Friday, March 5, 2010

Are Millennials Different?

The Pew Research Center's most ambitious examination to date of America's newest generation, the 50 million Millennials.

At any given moment in time, age group differences can be the result of three overlapping processes, says the report.
  • Life cycle effects. Young people may be different from older people today, but they may become more like once they themselves age
  • Period effects. Major events affect all age groups simultaneously, but the degree of impact may differ according to where people are located in the life cycle
  • Cohort effects. Period events and trends often leave a particularly deep impression on young adults that stay with them as they move through their life cycle

Generational names are the handiwork of popular culture, says the report. Some are drawn from a historic event; others from rapid social or demographic change; others from a big turn in the calendar:
  • The Millennial generation falls into the third category. The label refers those born after 1980, the first generation to come of age in the new millennium.
  • Generation X covers people born from 1965 through 1980. The label long ago overtook the first name affixed to this generation: the Baby Bust. Xers are often depicted as savvy, entrepreneurial loners.
  • The Baby Boomer label is drawn from the great spike in fertility that began in 1946, right after the end of World War II, and ended almost as abruptly in 1964, around the time the birth control pill went on the market. It's a classic example of a demography-driven name.
  • The Silent generation describes adults born from 1928 through 1945. Children of the Great Depression and World War II, their "Silent" label refers to their conformist and civic instincts. It also makes for a nice contrast with the noisy ways of the anti-establishment Boomers.
  • The Greatest Generation (those born before 1928) "saved the world" when it was young, in the memorable phrase of Ronald Reagan. It's the generation that fought and won World War II.
Read the complete Pew report and view the graphics here.

    4 comments:

    Heru Kurniawan said...

    I didn't know whats millenials..could u explain to me.

    thanks

    Wendy Greer said...

    I'd never thought of myself as generation X before! How funny.
    Anyway - the question I was looking for an answer to relates to digital natives as a demographic - do you have a definition or birth range for that?

    CyberCelt said...

    @Heru-millenials are people 13-24 years old, also called Generation Y and Echo Boomers.

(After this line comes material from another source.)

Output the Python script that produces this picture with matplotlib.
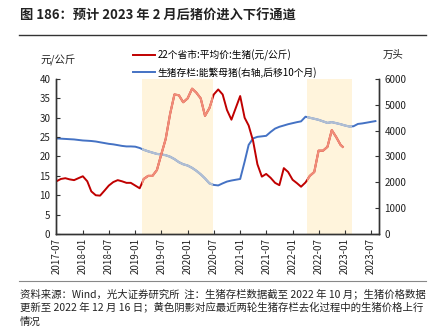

    @cathi-Thanks for stopping by.

    @wendy-Digital Natives = People Under 30, which also includes:
    * Totally Wired Generation = people 14-29 years old
    * Generation Next = people 16-25 years old
    * Millennials = people 13-24 years old, also called Generation Y and Echo Boomers

    Matt said...

    I've never thought of myself as part of a generation, but if I reflect a little, such a thing differentiate me from my father and grandfather. There will always be things that I'll never understand.